- [GIVEN MATERIAL]:
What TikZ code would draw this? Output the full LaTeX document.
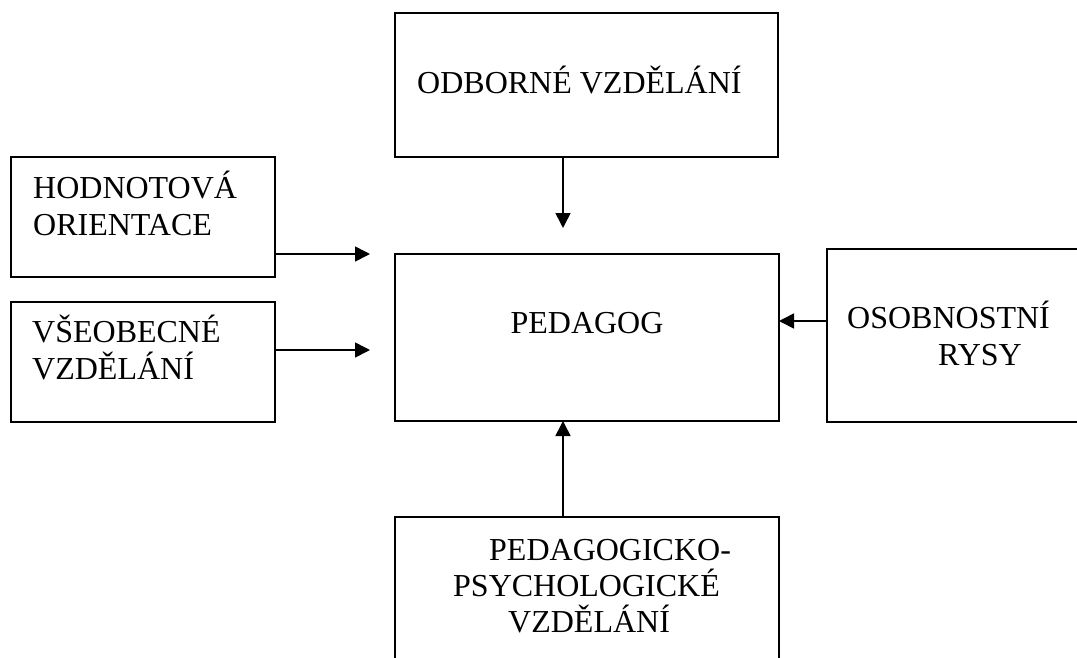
\documentclass[tikz,border=0pt]{standalone}
\usepackage{fontspec}
\setmainfont{Liberation Serif}
\usetikzlibrary{arrows.meta}
\begin{document}
\begin{tikzpicture}[x=1pt,y=-1pt,
  box/.style={draw,line width=1.6pt,inner sep=0pt,outer sep=0pt,anchor=north west},
  lbl/.style={anchor=base west,inner sep=0pt,font=\fontsize{32}{36}\selectfont},
  conn/.style={line width=1.6pt,-{Triangle[length=15pt,width=15pt]}}]
\useasboundingbox (0,0) rectangle (1077,657);
\clip (0,0) rectangle (1077,657);
% boxes
\node[box,minimum width=383pt,minimum height=144pt] (odb) at (395,13) {};
\node[box,minimum width=384pt,minimum height=167pt] (ped) at (395,254) {};
\node[box,minimum width=270pt,minimum height=173pt] (osob) at (827,249) {};
\node[box,minimum width=264pt,minimum height=120pt] (hod) at (11,157) {};
\node[box,minimum width=264pt,minimum height=120pt] (vse) at (11,302) {};
\node[box,minimum width=384pt,minimum height=170pt] (psy) at (395,517) {};
% texts
\node[lbl] (todb) at (417,93) {ODBORNÉ VZDĚLÁNÍ};
\node[lbl,anchor=base] (tped) at (587,333) {PEDAGOG};
\node[lbl] (tosob1) at (847,328) {OSOBNOSTNÍ};
\node[lbl] (tosob2) at (938,365) {RYSY};
\node[lbl] (thod1) at (33,198) {HODNOTOVÁ};
\node[lbl] (thod2) at (33,235) {ORIENTACE};
\node[lbl] (tvse1) at (32,342) {VŠEOBECNÉ};
\node[lbl] (tvse2) at (32,379) {VZDĚLÁNÍ};
\node[lbl] (tpsy1) at (489,560) {PEDAGOGICKO-};
\node[lbl] (tpsy2) at (453,596) {PSYCHOLOGICKÉ};
\node[lbl] (tpsy3) at (508,632) {VZDĚLÁNÍ};
% connectors
\coordinate (xa) at (563,0);
\coordinate (enda) at (563,228);
\coordinate (endh) at (370,254);
\coordinate (endv) at (370,350);
\coordinate (yo) at (0,321);
\draw[conn] (odb.south -| xa) -- (enda);
\draw[conn] (hod.east |- endh) -- (endh);
\draw[conn] (vse.east |- endv) -- (endv);
\draw[conn] (osob.west |- yo) -- (ped.east |- yo);
\draw[conn] (psy.north -| xa) -- (ped.south -| xa);
\end{tikzpicture}
\end{document}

- [PROBLEM TO SOLVE]:
Without the pictures, copy the material exactly as given.

- [EXERCISE RESPONSE]:
What TikZ code would draw this? Output the full LaTeX document.
\documentclass[tikz,border=0pt]{standalone}
\usepackage{fontspec}
\setmainfont{Liberation Serif}
\usetikzlibrary{arrows.meta}
\begin{document}
\begin{tikzpicture}[x=1pt,y=-1pt,
  box/.style={draw,line width=1.6pt,inner sep=0pt,outer sep=0pt,anchor=north west},
  lbl/.style={anchor=base west,inner sep=0pt,font=\fontsize{32}{36}\selectfont},
  conn/.style={line width=1.6pt,-{Triangle[length=15pt,width=15pt]}}]
\useasboundingbox (0,0) rectangle (1077,657);
\clip (0,0) rectangle (1077,657);
% boxes
\node[box,minimum width=383pt,minimum height=144pt] (odb) at (395,13) {};
\node[box,minimum width=384pt,minimum height=167pt] (ped) at (395,254) {};
\node[box,minimum width=270pt,minimum height=173pt] (osob) at (827,249) {};
\node[box,minimum width=264pt,minimum height=120pt] (hod) at (11,157) {};
\node[box,minimum width=264pt,minimum height=120pt] (vse) at (11,302) {};
\node[box,minimum width=384pt,minimum height=170pt] (psy) at (395,517) {};
% texts
\node[lbl] (todb) at (417,93) {ODBORNÉ VZDĚLÁNÍ};
\node[lbl,anchor=base] (tped) at (587,333) {PEDAGOG};
\node[lbl] (tosob1) at (847,328) {OSOBNOSTNÍ};
\node[lbl] (tosob2) at (938,365) {RYSY};
\node[lbl] (thod1) at (33,198) {HODNOTOVÁ};
\node[lbl] (thod2) at (33,235) {ORIENTACE};
\node[lbl] (tvse1) at (32,342) {VŠEOBECNÉ};
\node[lbl] (tvse2) at (32,379) {VZDĚLÁNÍ};
\node[lbl] (tpsy1) at (489,560) {PEDAGOGICKO-};
\node[lbl] (tpsy2) at (453,596) {PSYCHOLOGICKÉ};
\node[lbl] (tpsy3) at (508,632) {VZDĚLÁNÍ};
% connectors
\coordinate (xa) at (563,0);
\coordinate (enda) at (563,228);
\coordinate (endh) at (370,254);
\coordinate (endv) at (370,350);
\coordinate (yo) at (0,321);
\draw[conn] (odb.south -| xa) -- (enda);
\draw[conn] (hod.east |- endh) -- (endh);
\draw[conn] (vse.east |- endv) -- (endv);
\draw[conn] (osob.west |- yo) -- (ped.east |- yo);
\draw[conn] (psy.north -| xa) -- (ped.south -| xa);
\end{tikzpicture}
\end{document}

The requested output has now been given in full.